A rose-coloured complex above the Akmena

The monastery was built from 1998 to 2000 on the bluff above the River Akmena, beside Kretinga's old Jewish cemetery, to a design by Italian architect Nunnzio Rimmaudo. When the cornerstone was laid, meadows and only a few houses surrounded it. A residential neighbourhood and the sisters' now-mature garden frame the low complex today.

From the street, the ensemble is recognised by restrained pale-rose rendered volumes, red clay-tiled pitched roofs, and a higher flat-topped chapel block with a plain cross on its facade. It does not imitate a historic church style. The Italian character lies in its scale, courtyard logic, warm material colours, and a plan shaped for monastic life.
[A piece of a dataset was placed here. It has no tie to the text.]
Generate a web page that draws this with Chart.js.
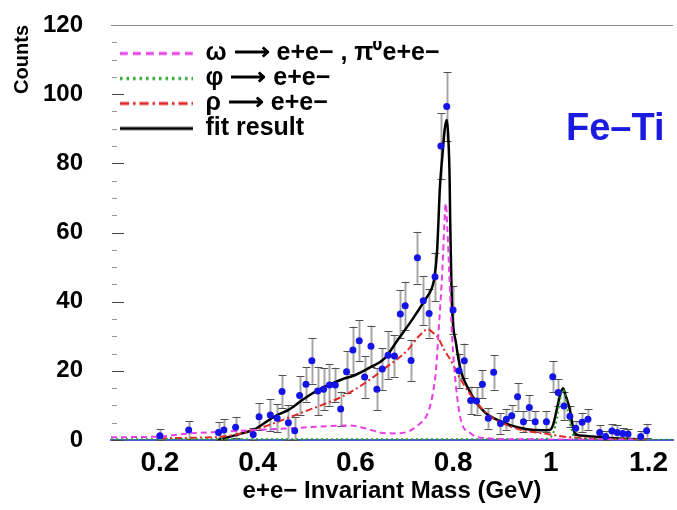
<!DOCTYPE html>
<html><head><meta charset="utf-8">
<script src="https://cdn.jsdelivr.net/npm/chart.js@4.4.1/dist/chart.umd.min.js"></script>
<style>html,body{margin:0;padding:0;background:#fff;}</style>
</head><body>
<canvas id="c" width="677" height="510"></canvas>
<script>
// ---- data points (e+e- invariant mass, counts, error) ----
const massPts = [0.200,0.259,0.320,0.331,0.355,0.391,0.403,0.426,0.440,0.450,0.463,0.476,0.486,0.499,0.511,0.523,0.535,0.547,0.559,0.570,0.582,0.595,0.608,0.619,0.632,0.644,0.655,0.667,0.680,0.692,0.702,0.714,0.727,0.739,0.751,0.763,0.775,0.787,0.800,0.812,0.823,0.836,0.848,0.860,0.872,0.883,0.897,0.909,0.920,0.932,0.944,0.956,0.968,0.991,1.004,1.015,1.027,1.039,1.051,1.064,1.076,1.100,1.112,1.125,1.136,1.147,1.158,1.184,1.196];
const countPts = [1.2,2.9,2.2,2.9,3.7,1.6,6.7,7.2,6.3,14.0,5.0,2.7,12.9,16.1,22.9,14.2,14.7,15.9,15.9,9.0,19.7,26.0,28.7,18.2,27.1,14.7,20.5,24.5,24.3,36.4,38.8,23.0,52.7,40.3,36.6,47.2,85.0,96.4,37.6,20.0,22.9,11.4,11.3,16.1,6.3,19.6,4.8,6.0,7.0,12.5,5.3,9.4,5.3,5.3,18.3,13.7,9.8,6.9,3.4,5.1,6.0,2.2,1.0,2.6,2.2,1.9,1.7,1.0,2.7];
const countErr = [1.9,2.6,3.0,3.2,3.0,2.0,3.9,4.6,4.0,4.8,5.0,4.0,5.6,5.0,6.6,7.0,6.0,6.0,5.0,5.0,6.0,6.8,6.0,6.0,6.0,6.0,6.0,7.0,6.0,7.0,7.0,6.0,7.5,7.0,7.0,7.0,9.5,10.0,7.0,5.0,5.0,4.0,4.0,4.0,3.0,5.0,3.0,3.0,3.0,4.0,3.0,3.5,3.0,3.0,4.5,4.0,4.0,3.0,2.0,2.8,3.0,2.0,1.5,2.0,2.0,1.5,1.5,1.5,2.0];

// ---- fit curves ----
const fitMass   = [0.318,0.340,0.355,0.370,0.391,0.410,0.423,0.440,0.463,0.490,0.510,0.531,0.550,0.572,0.600,0.633,0.660,0.687,0.710,0.727,0.745,0.755,0.761,0.767,0.770,0.773,0.778,0.783,0.787,0.790,0.793,0.794,0.796,0.798,0.806,0.816,0.829,0.849,0.865,0.883,0.917,0.951,0.980,0.998,1.005,1.012,1.020,1.025,1.030,1.039,1.045,1.049,1.060,1.086,1.120,1.188];
const fitCounts = [0.0,0.8,1.4,2.0,2.9,4.5,5.8,7.2,8.7,11.4,13.3,15.0,16.2,17.5,18.8,21.2,23.6,29.0,33.5,37.1,41.0,43.4,46.3,54.0,63.0,73.0,82.0,90.0,92.5,88.0,75.0,64.0,49.0,38.0,28.0,20.0,15.4,10.6,8.0,6.3,4.3,3.1,2.8,2.9,4.5,8.7,13.5,15.0,13.0,8.7,4.0,1.9,1.3,1.0,0.6,0.2];

const omegaMass   = [0.100,0.200,0.260,0.330,0.400,0.470,0.530,0.590,0.620,0.650,0.680,0.707,0.730,0.748,0.758,0.765,0.771,0.778,0.782,0.785,0.788,0.792,0.798,0.806,0.816,0.836,0.870,0.950,1.200];
const omegaCounts = [0.8,1.0,1.9,2.4,2.9,3.4,3.9,4.2,3.4,2.2,1.9,2.4,4.5,7.7,13.0,20.2,32.8,49.0,62.0,68.4,62.0,49.0,29.9,15.4,5.8,1.9,0.5,0.2,0.1];

const phiMass   = [0.100,0.980,0.995,1.005,1.012,1.018,1.024,1.028,1.034,1.040,1.047,1.060,1.250];
const phiCounts = [0.2,0.2,0.5,2.0,6.0,11.0,14.5,14.0,9.0,4.5,1.2,0.3,0.1];

const rhoMass   = [0.200,0.280,0.328,0.382,0.423,0.477,0.531,0.572,0.619,0.660,0.707,0.730,0.748,0.761,0.768,0.782,0.795,0.816,0.849,0.880,0.917,0.950,0.985,1.025,1.070,1.200];
const rhoCounts = [0.5,0.7,1.0,2.4,4.3,7.2,10.1,12.5,16.4,20.7,26.0,30.0,32.0,30.8,29.9,26.0,23.1,17.4,10.6,6.5,3.9,2.6,1.9,1.0,0.5,0.1];

const seriesNames = ['ω ⟶ e+e− , π⁰e+e−', 'φ ⟶ e+e−', 'ρ ⟶ e+e−', 'fit result'];
const xTitle = 'e+e− Invariant Mass (GeV)';
const yTitle = 'Counts';
const sampleLabel = 'Fe–Ti';

const pairs = (xs, ys) => xs.map((x, i) => ({x, y: ys[i]}));

const LEGEND_LINE_W = 73;
function legendLine(color, width, dash) {
  const cv = document.createElement('canvas');
  cv.width = LEGEND_LINE_W; cv.height = 6;
  const g = cv.getContext('2d');
  g.strokeStyle = color; g.lineWidth = width; g.setLineDash((dash || []).map(d => d * 1.3));
  g.beginPath(); g.moveTo(0, 3); g.lineTo(LEGEND_LINE_W, 3); g.stroke();
  return cv;
}

const errorBarPlugin = {
  id: 'errorBars',
  beforeDatasetsDraw(chart) {
    const ds = chart.data.datasets[0];
    const xs = chart.scales.x, ys = chart.scales.y, ctx = chart.ctx;
    ctx.save();
    ds.data.forEach((p, i) => {
      const e = ds.errors[i];
      const px = Math.round(xs.getPixelForValue(p.x)) + 0.5;
      const top = ys.getPixelForValue(Math.min(p.y + e, ys.max));
      const bot = ys.getPixelForValue(Math.max(p.y - e, ys.min));
      ctx.strokeStyle = '#a6a6a6'; ctx.lineWidth = 2;
      ctx.beginPath(); ctx.moveTo(px, top); ctx.lineTo(px, bot); ctx.stroke();
      ctx.strokeStyle = '#505050'; ctx.lineWidth = 1;
      ctx.beginPath();
      ctx.moveTo(px - 4, Math.round(top) + 0.5); ctx.lineTo(px + 4, Math.round(top) + 0.5);
      ctx.moveTo(px - 4, Math.round(bot) + 0.5); ctx.lineTo(px + 4, Math.round(bot) + 0.5);
      ctx.stroke();
    });
    ctx.restore();
  }
};

const yTickMarks = {
  id: 'yTickMarks',
  beforeDatasetsDraw(chart) {
    const ys = chart.scales.y, ctx = chart.ctx, left = chart.chartArea.left;
    ctx.save();
    for (let v = ys.min; v < ys.max; v += 5) {
      const py = Math.round(ys.getPixelForValue(v)) + 0.5;
      const major = v % 20 === 0;
      ctx.strokeStyle = major ? '#444' : '#999';
      ctx.lineWidth = 1;
      ctx.beginPath(); ctx.moveTo(left + 1, py); ctx.lineTo(left + 1 + (major ? 12 : 5), py); ctx.stroke();
    }
    ctx.restore();
  }
};

const legendPlace = {
  id: 'legendPlace',
  afterLayout(chart) {
    const lg = chart.legend;
    if (lg) { lg.left = chart.chartArea.left + 9; lg.top = chart.chartArea.top + 16; }
  }
};

const sampleText = {
  id: 'sampleText',
  afterDraw(chart) {
    const ctx = chart.ctx;
    ctx.save();
    ctx.font = 'bold 38px "Liberation Sans", Arial, sans-serif';
    ctx.fillStyle = '#1a1ae0';
    ctx.textBaseline = 'alphabetic';
    ctx.fillText(sampleLabel, 566, 140);
    ctx.restore();
  }
};

Chart.defaults.font.family = '"Liberation Sans", Arial, sans-serif';
Chart.defaults.color = '#000';

new Chart(document.getElementById('c'), {
  type: 'scatter',
  data: {
    datasets: [
      { label: 'data', data: pairs(massPts, countPts), errors: countErr,
        pointRadius: 3.5, pointBackgroundColor: '#1414e6', pointBorderWidth: 0, showLine: false },
      { type: 'line', label: seriesNames[0], data: pairs(omegaMass, omegaCounts), showLine: true, pointRadius: 0,
        borderColor: '#e83ee8', borderWidth: 2, borderDash: [6, 4], cubicInterpolationMode: 'monotone' },
      { type: 'line', label: seriesNames[1], data: pairs(phiMass, phiCounts), showLine: true, pointRadius: 0,
        borderColor: '#22a022', borderWidth: 2, borderDash: [2, 3], cubicInterpolationMode: 'monotone' },
      { type: 'line', label: seriesNames[2], data: pairs(rhoMass, rhoCounts), showLine: true, pointRadius: 0,
        borderColor: '#e02828', borderWidth: 2, borderDash: [7, 3, 2, 3], cubicInterpolationMode: 'monotone' },
      { type: 'line', label: seriesNames[3], data: pairs(fitMass, fitCounts), showLine: true, pointRadius: 0,
        borderColor: '#000', borderWidth: 2.5, cubicInterpolationMode: 'monotone' }
    ]
  },
  options: {
    responsive: false,
    animation: false,
    layout: { padding: { top: 25, right: 0, left: 0, bottom: 0 } },
    scales: {
      x: {
        type: 'linear', min: 0.1, max: 1.25,
        ticks: { stepSize: 0.2, includeBounds: false, padding: 6, maxRotation: 0, autoSkip: false,
          font: { size: 28, weight: 'bold' }, color: '#000',
          callback: v => String(Number(v.toFixed(1))) },
        grid: { display: false, drawTicks: false },
        border: { display: true, color: '#4a5ad8', width: 2 },
        title: { display: true, text: xTitle, font: { size: 24, weight: 'bold' }, color: '#000', padding: { top: 0, bottom: 4 } },
        afterFit: s => { s.height = 70; s.paddingLeft = 0; s.paddingRight = 0; }
      },
      y: {
        min: 0, max: 120,
        ticks: { stepSize: 20, padding: 28, color: '#000', font: { size: 24, weight: 'bold' } },
        grid: { drawTicks: false, lineWidth: 1,
          color: ctx => (ctx.tick && ctx.tick.value === 120) ? '#8a8a8a' : 'rgba(0,0,0,0)' },
        border: { display: false },
        title: { display: true, text: yTitle, align: 'end', color: '#000', font: { size: 20, weight: 'bold' }, padding: { top: 10, bottom: 0 } },
        afterFit: s => { s.width = 111; s.paddingTop = 0; s.paddingBottom = 0; }
      }
    },
    plugins: {
      legend: {
        position: 'chartArea', align: 'start',
        labels: {
          usePointStyle: true, pointStyleWidth: LEGEND_LINE_W, padding: 0, color: '#000',
          font: { size: 25, weight: 'bold' },
          generateLabels: chart => Chart.defaults.plugins.legend.labels.generateLabels(chart).map(item => {
            const ds = chart.data.datasets[item.datasetIndex];
            item.pointStyle = legendLine(ds.borderColor, 3, ds.borderDash);
            return item;
          }),
          filter: item => item.datasetIndex > 0
        }
      },
      tooltip: { enabled: false }
    }
  },
  plugins: [errorBarPlugin, yTickMarks, legendPlace, sampleText]
});
</script>
</body></html>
Treat the neighbouring street and cemetery as two separate spaces that each require respect. The old Jewish cemetery is neither monastery property nor part of its display. Do not walk over graves, make noise, or use the burial ground merely as a convenient photography backdrop.

A rhythm of prayer and work, and how to visit respectfully

The Poor Clares' day is not a public performance. The Liturgy of the Hours and Eucharist are the centre of communal life, while the sisters support themselves through simple manual work. In 2023, Vatican News mentioned baking altar breads, making rosaries, sewing, and embroidery; earlier local records also describe care of the garden and vegetable plot.

Speak quietly in the chapel, silence your phone, avoid walking around during the liturgy, and never photograph the sisters or enclosed areas without explicit permission. There is no ticket office or admission fee, but this is not a free attraction in the commercial sense. Donations may be offered, yet Mass and quiet prayer do not depend on one.

At this page's review date, the official schedule listed specific daily hours, but feasts, retreats, or community circumstances can alter a monastery's rhythm. Check the official page before a long journey. Contact the sisters ahead if you require step-free access, hearing assistance, or a group reception, because no detailed accessibility statement is published.